Although the court scheduled a competency hearing to discuss the latest reports, Appellant was unable to produce Dr. Gros-singer, who refused to appear in court to testify. N.T., 2/26/10, at 2-13. Appellant also declined to subpoena Dr. Grossinger. Id. at 6.
In light of the significant doubts about Dr. Grossinger’s assessment as raised by the neuropsychological test results, Dr. Grossinger’s failure to address the test results in a meaningful way in his report, and Dr. Grossinger’s refusal to testify about his report in court, the trial court had ample reason to question Dr. Gros-singer’s findings. In regard to Dr. Boxer’s initial finding of incompetency, he admitted that his conclusion was based primarily on an interview with Appellant, and that the neuropsychological test results would offer significant insight. Importantly, Dr. Boxer concluded that Appellant was “aware of the function of a judge, jury, defense counsel, and prosecutor in a court of law.” Trial Ct. Op., at 10.
Appellant’s allegation of amnesia, even if accepted as true, does not affect this analysis. Dr. Boxer concluded, even when he initially believed Appellant was incompetent, that Appellant knew the functions of a court proceeding and the roles of each person in a courtroom. He could thus comprehend, according to this analysis, his position as a defendant, the gravity of the proceedings against him, and his need to cooperate with counsel. See In re R.D., 44 A.3d at 665 (quoting Price, 421 Pa. at 406, 218 A.2d at 763). There is no evidence that the amnesia affected his faculties for rational understanding. Id. (quoting Epps, 411 A.2d at 536).

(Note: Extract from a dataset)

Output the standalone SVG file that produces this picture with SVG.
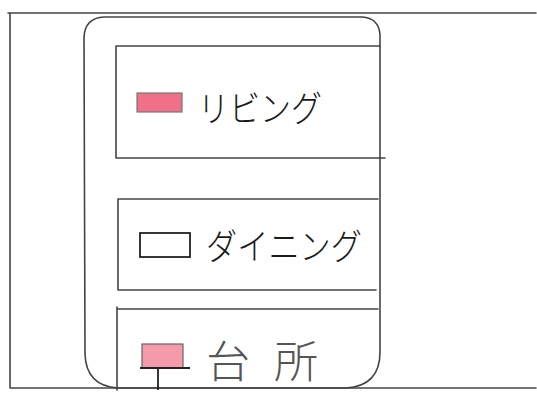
<svg xmlns="http://www.w3.org/2000/svg" width="537" height="395" viewBox="0 0 537 395">
<style>
.ln{fill:none;stroke:#444;stroke-width:1.6;stroke-linecap:round}
.pen{fill:none;stroke:#222;stroke-width:1.8}
.txt{font-family:"Noto Sans CJK JP","Noto Sans",sans-serif;fill:#1a1a1a;font-weight:300}
</style>
<rect width="537" height="395" fill="#fff"/>
<g id="frame">
<path class="ln" d="M8 13 H536 M10 13 V388 M10 388 H536"/>
</g>
<g id="phone">
<path class="ln" d="M84 37 Q85 18 104 17 H362 Q379 18 380 35 V352 Q380 386 346 388 H118 Q86 386 85 354 Z"/>
</g>
<g id="living">
<path class="ln" d="M116 46 H380 M116 46 V158 M116 158 H385"/>
<rect x="137" y="93" width="45" height="19" fill="#f0708a" stroke="#777" stroke-width="1.2"/>
<text class="txt" x="198" y="122" font-size="36" textLength="124" lengthAdjust="spacingAndGlyphs">リビング</text>
</g>
<g id="dining">
<path class="ln" d="M118 199 H378 M118 199 V290 M118 290 H376"/>
<rect x="140" y="233" width="50" height="24" class="pen"/>
<text class="txt" x="206" y="260" font-size="36" textLength="156" lengthAdjust="spacingAndGlyphs">ダイニング</text>
</g>
<g id="kitchen">
<path class="ln" d="M117 309 H378 M117 307 V390"/>
<rect x="142" y="344" width="41" height="24" fill="#f59aaa" stroke="#666" stroke-width="1.2"/>
<path class="pen" d="M140 368 H190 M158 368 V390"/>
<text class="txt" x="206" y="378" font-size="44" letter-spacing="24" style="fill:#555">台所</text>
</g>
</svg>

As a result, the trial court was presented with significant evidence creating doubt as to Dr. Grossinger’s findings regarding Appellant’s neuropsychological impairment, and conflicting opinions from Dr. Boxer and Dr. Grossinger regarding Appellant’s ability to appreciate the court proceedings. The trial court had copious reasons to find that Appellant no longer established his incompetency by a preponderance of the evidence. See 50 P.S. § 7402(d). We find no abuse of discretion in the trial court’s decision to lift the stay and find Appellant competent to stand trial. See Sanchez, supra. Accordingly, we affirm the judgment of sentence.

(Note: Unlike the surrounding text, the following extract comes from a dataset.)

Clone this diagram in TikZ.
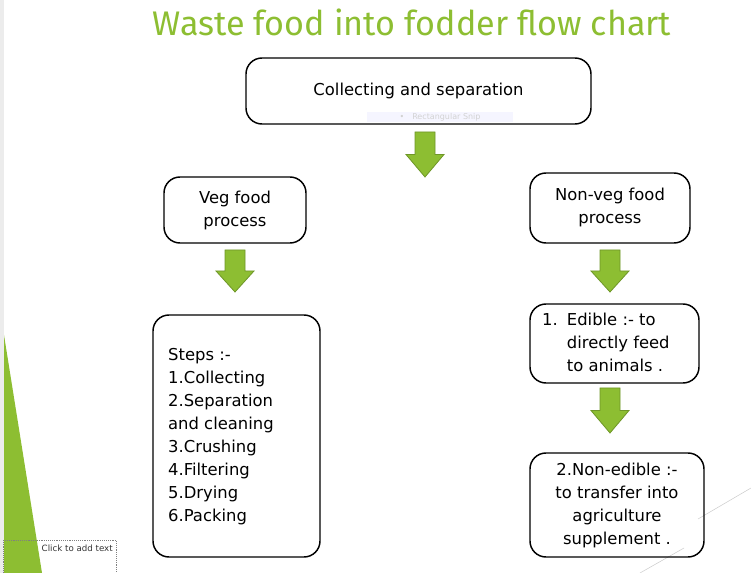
\documentclass[tikz,border=0pt]{standalone}
\usepackage{fontspec}
\setmainfont{DejaVu Sans}
\newfontfamily\titlefont{Fira Sans}
\definecolor{lgreen}{RGB}{141,190,50}
\definecolor{dgreen}{RGB}{110,150,40}
\begin{document}
\begin{tikzpicture}[x=0.75pt,y=-0.75pt,
  box/.style={draw=black,line width=1.1pt,rounded corners=12pt,align=center,font=\fontsize{12.3}{17.25}\selectfont},
  garrow/.style={fill=lgreen,draw=dgreen,line width=0.6pt}]
\useasboundingbox (0,0) rectangle (751,573);
\fill[gray!15] (0,0) rectangle (4,573);
\fill[lgreen] (4,335) -- (42,573) -- (4,573) -- cycle;
\draw[gray!40] (751,488) -- (698,519);
\draw[gray!40] (640,573) -- (684,548);
\node (title) [text=lgreen,font=\titlefont\fontsize{25.6}{28}\selectfont] at (412,22) {Waste food into fodder flow chart};
% boxes
\draw[box] (246,58) rectangle (591,124);
\node (top) [font=\fontsize{12.3}{14}\selectfont] at (418.5,91) {Collecting and separation};
\node (snip) [fill=blue!4,text=gray!35,font=\fontsize{6}{7}\selectfont,minimum width=110pt,inner sep=1pt] at (440,117) {\textbullet\quad Rectangular Snip};
\draw[box] (164,177) rectangle (306,243);
\node (veg) [box,draw=none] at (235,210) {Veg food\\process};
\draw[box] (530,173) rectangle (690,243);
\node (nonveg) [box,draw=none] at (610,207) {Non-veg food\\process};
\draw[box] (153,315) rectangle (320,557);
\node (steps) [box,draw=none,align=left,anchor=north west] at (163,343) {Steps :-\\1.Collecting\\2.Separation\\and cleaning\\3.Crushing\\4.Filtering\\5.Drying\\6.Packing};
\draw[box] (530,304) rectangle (699,383);
\node (edible) [box,draw=none,align=left,anchor=north west] at (537,308) {1.\;\;Edible :- to\\\phantom{1.\;\;}directly feed\\\phantom{1.\;\;}to animals .};
\draw[box] (530,453) rectangle (704,557);
\node (nonedible) [box,draw=none] at (617,505) {2.Non-edible :-\\to transfer into\\agriculture\\supplement .};
% arrows
\foreach \cx/\ty/\by in {425/132/177, 235/250/292, 610/250/292, 610/388/433}{
  \draw[garrow] (\cx-10,\ty) -- (\cx+10,\ty) -- (\cx+10,{(\ty+\by)/2}) -- (\cx+19,{(\ty+\by)/2}) -- (\cx,\by) -- (\cx-19,{(\ty+\by)/2}) -- (\cx-10,{(\ty+\by)/2}) -- cycle;
}
\draw[gray,densely dotted] (3,540) rectangle (116,573);
\node (click) [anchor=west,font=\fontsize{6.5}{8}\selectfont,text=black!80] at (37,548) {Click to add text};
\node[text=lgreen,font=\fontsize{4}{4}\selectfont] at (15,548) {\textbullet};
\end{tikzpicture}
\end{document}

Commonwealth’s Application for Post-Submission Communication granted. Judgment of sentence affirmed.
. The Commonwealth filed an application for post-submission communication, seeking to correct a mistake in its appellate brief. We grant the Commonwealth's application.
Corporal Lyman testified that he is familiar with the smell of burning marijuana by virtue of both his training and his experience in criminal arrests, investigations and convictions.

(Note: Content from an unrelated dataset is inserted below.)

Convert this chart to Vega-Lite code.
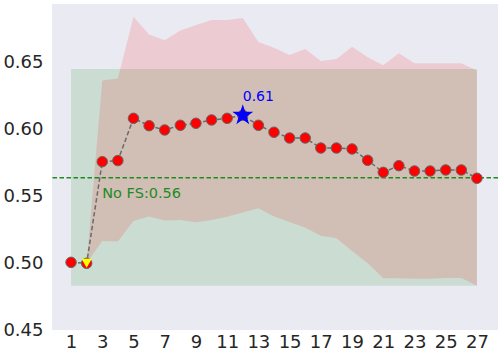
{
  "$schema": "https://vega.github.io/schema/vega-lite/v6.json",
  "width": 446,
  "height": 326,
  "autosize": "none",
  "padding": {"left": 52, "top": 4, "right": 2, "bottom": 24},
  "background": "white",
  "config": {
    "view": {"fill": "#EAEAF2", "stroke": null},
    "font": "DejaVu Sans",
    "axis": {"grid": false, "domain": false, "ticks": false, "labelFont": "DejaVu Sans", "labelFontSize": 18, "labelColor": "#262626", "title": null, "labelOverlap": false}
  },
  "datasets": {
    "series": [
      {"k": 1, "mean": 0.5006, "lo": 0.5006, "hi": 0.5006},
      {"k": 2, "mean": 0.4999, "lo": 0.4999, "hi": 0.4999},
      {"k": 3, "mean": 0.5759, "lo": 0.5166, "hi": 0.6365},
      {"k": 4, "mean": 0.5767, "lo": 0.5161, "hi": 0.638},
      {"k": 5, "mean": 0.6083, "lo": 0.5315, "hi": 0.6843},
      {"k": 6, "mean": 0.6028, "lo": 0.5348, "hi": 0.6709},
      {"k": 7, "mean": 0.5996, "lo": 0.5318, "hi": 0.6667},
      {"k": 8, "mean": 0.6031, "lo": 0.5323, "hi": 0.6739},
      {"k": 9, "mean": 0.6046, "lo": 0.5305, "hi": 0.6781},
      {"k": 10, "mean": 0.6071, "lo": 0.5323, "hi": 0.6819},
      {"k": 11, "mean": 0.6083, "lo": 0.5347, "hi": 0.6819},
      {"k": 12, "mean": 0.6106, "lo": 0.5378, "hi": 0.6834},
      {"k": 13, "mean": 0.6031, "lo": 0.541, "hi": 0.6654},
      {"k": 14, "mean": 0.5979, "lo": 0.5348, "hi": 0.6611},
      {"k": 15, "mean": 0.5936, "lo": 0.5308, "hi": 0.6557},
      {"k": 16, "mean": 0.5936, "lo": 0.5265, "hi": 0.6602},
      {"k": 17, "mean": 0.5861, "lo": 0.5205, "hi": 0.6512},
      {"k": 18, "mean": 0.5861, "lo": 0.5187, "hi": 0.6527},
      {"k": 19, "mean": 0.5854, "lo": 0.5091, "hi": 0.6619},
      {"k": 20, "mean": 0.5769, "lo": 0.4999, "hi": 0.654},
      {"k": 21, "mean": 0.5679, "lo": 0.4887, "hi": 0.648},
      {"k": 22, "mean": 0.5729, "lo": 0.4887, "hi": 0.657},
      {"k": 23, "mean": 0.5689, "lo": 0.4884, "hi": 0.6495},
      {"k": 24, "mean": 0.5689, "lo": 0.4884, "hi": 0.6495},
      {"k": 25, "mean": 0.5697, "lo": 0.4889, "hi": 0.6495},
      {"k": 26, "mean": 0.5697, "lo": 0.4889, "hi": 0.6495},
      {"k": 27, "mean": 0.5635, "lo": 0.4831, "hi": 0.644}
    ],
    "nofs": [{"k1": 1, "k2": 27, "mean": 0.5639, "lo": 0.4831, "hi": 0.6452, "label": "No FS:0.56", "kt": 3}],
    "bestpt": [{"k": 12, "mean": 0.6106, "label": "0.61"}],
    "tript": [{"k": 2, "mean": 0.4999}]
  },
  "layer": [
    {
      "data": {"name": "nofs"},
      "mark": {"type": "rect", "color": "#008000", "opacity": 0.13},
      "encoding": {
        "x": {"field": "k1", "type": "quantitative", "scale": {"domain": [-0.22, 28.35], "nice": false, "zero": false}, "axis": {"values": [1,3,5,7,9,11,13,15,17,19,21,23,25,27], "tickCount": 40, "labelPadding": 3, "labelOverlap": false}},
        "x2": {"field": "k2"},
        "y": {"field": "lo", "type": "quantitative", "scale": {"domain": [0.45, 0.6938], "nice": false, "zero": false}, "axis": {"values": [0.45, 0.5, 0.55, 0.6, 0.65], "tickCount": 10, "format": ".2f", "labelPadding": 9, "labelOverlap": false}},
        "y2": {"field": "hi"}
      }
    },
    {
      "data": {"name": "series"},
      "mark": {"type": "area", "color": "#ff0000", "opacity": 0.13},
      "encoding": {
        "x": {"field": "k", "type": "quantitative"},
        "y": {"field": "lo", "type": "quantitative"},
        "y2": {"field": "hi"}
      }
    },
    {
      "data": {"name": "nofs"},
      "mark": {"type": "rule", "color": "#1f8a1f", "strokeWidth": 1.5, "strokeDash": [4.5, 2.5]},
      "encoding": {
        "y": {"field": "mean", "type": "quantitative"}
      }
    },
    {
      "data": {"name": "nofs"},
      "mark": {"type": "text", "color": "#1f8a1f", "fontSize": 14.5, "align": "left", "baseline": "alphabetic", "dy": 20.6},
      "encoding": {
        "x": {"field": "kt", "type": "quantitative"},
        "y": {"field": "mean", "type": "quantitative"},
        "text": {"field": "label"}
      }
    },
    {
      "data": {"name": "series"},
      "mark": {"type": "line", "color": "#6a6a6a", "strokeWidth": 1.5, "strokeDash": [4.5, 2.5]},
      "encoding": {
        "x": {"field": "k", "type": "quantitative"},
        "y": {"field": "mean", "type": "quantitative"}
      }
    },
    {
      "data": {"name": "series"},
      "mark": {"type": "circle", "color": "#ff0000", "stroke": "#666666", "strokeWidth": 1, "size": 110, "opacity": 1},
      "encoding": {
        "x": {"field": "k", "type": "quantitative"},
        "y": {"field": "mean", "type": "quantitative"}
      }
    },
    {
      "data": {"name": "tript"},
      "mark": {"type": "point", "shape": "triangle-down", "filled": true, "color": "#ffff00", "strokeWidth": 0, "size": 105, "opacity": 1},
      "encoding": {
        "x": {"field": "k", "type": "quantitative"},
        "y": {"field": "mean", "type": "quantitative"}
      }
    },
    {
      "data": {"name": "bestpt"},
      "mark": {"type": "point", "shape": "M0,-1L0.2245,-0.309L0.9511,-0.309L0.3633,0.118L0.5878,0.809L0,0.382L-0.5878,0.809L-0.3633,0.118L-0.9511,-0.309L-0.2245,-0.309Z", "filled": true, "color": "#0000ff", "strokeWidth": 0, "size": 484, "opacity": 1},
      "encoding": {
        "x": {"field": "k", "type": "quantitative"},
        "y": {"field": "mean", "type": "quantitative"}
      }
    },
    {
      "data": {"name": "bestpt"},
      "mark": {"type": "text", "color": "#0000ff", "fontSize": 14, "align": "left", "baseline": "alphabetic", "dy": -14.6},
      "encoding": {
        "x": {"field": "k", "type": "quantitative"},
        "y": {"field": "mean", "type": "quantitative"},
        "text": {"field": "label"}
      }
    }
  ]
}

.The Bender-Gestalt II test is used to evaluate visual-motor integration, visuospatial skills, and perceptual-motor abilities. Springer, Encyclopedia of Child Behavior and Development, http://www.springerreference.com/ docs/html/chapterdbid/179768.html (last visited Mar. 22, 2013).
. The mandatory-minimum terms were imposed pursuant to 18 Pa.C.S. § 7508.
. Appellant complied with the trial court's Pa.R.A.P. 1925(b) order, and the court filed a responsive opinion.
. Appellant argues that the court could rely only on a psychiatrist’s report, citing 50 P.S. § 7402(e). Appellant does not appear to have raised this objection with the trial court, however. Accordingly, he has waived it on appeal. See Pa.R.A.P. 302(a).